040 A seat at the table (June 2023)

This is my original welding table, an old piece of particle core sheet on a couple even older sawhorses. Needless to say this is not ideal, getting a good ground on smaller work pieces is challenging and constantly putting out fires is distracting. When the CertiFlat 2’x4′ welding table went on sale at Princess Auto I rushed out and bought one

All the table parts are laser cut for a perfect fit. The procedure is to lay the top, with the crown down, on a table or across a pair of sawhorses. The lattice of support beams are then arranged on what will be the bottom surface of the table. There are tabs on the beams and slots in the table top that they engage with. U-bolts (and some clamps) are used to draw the table top onto the support beams at all intersections. The beams are then tacked onto the bottom surface of the table top. The table can now be flipped over and checked for flatness.

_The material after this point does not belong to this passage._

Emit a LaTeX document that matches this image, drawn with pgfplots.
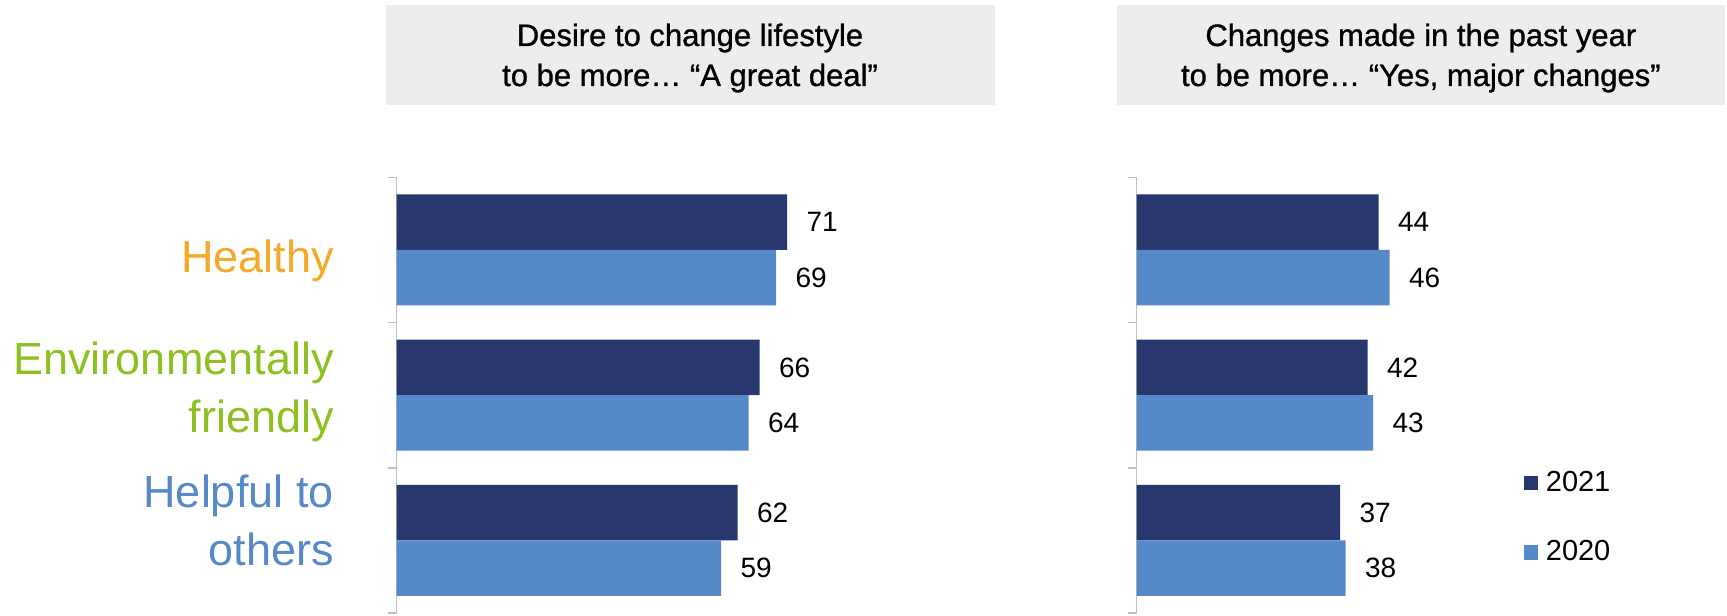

All the tabs and slots are now welded and any welding lumps created are carefully ground off. The table weighs about 100 lbs. which is not massive but flatness is maintained by the rigid perfectly straight beam structure under the top rather than by the thickness of the top. Very clever.

Because the hole pattern in the top is very accurately cut fixtures can be used to simplify set-up and fabrication. Some 3/4″ bolts dropped through holes in intersecting rows creates a perfect 90 degree angle. The holes can also be used to locate clamps anywhere on the surface. Time to make some fixtures.

I cut the foot off of a couple heavy welding clamps, welded a 3/4″ bolt on the end and then chopped off the threaded piece.

These can now be put in an hole on the table and used to clamp a work piece.

A handful of the Harbor Freight clamps volunteered for welding table duty as well. The mechanics are a bit different, a slot is cut in the bolt head, the end of the clamp thinned and welded into the slot.

Time to make some posts for the table. I turned the heads of some 3/4″ bolts so they fit inside a bit of leftover 1″ DOM tubing. I then welded the tops and touched up the posts with the angle grinder.

Now I have plenty of tools for the table, time to use them on all the control arms that have been waiting to get fully welded.

Using all of those new tools to secure the control arms for welding.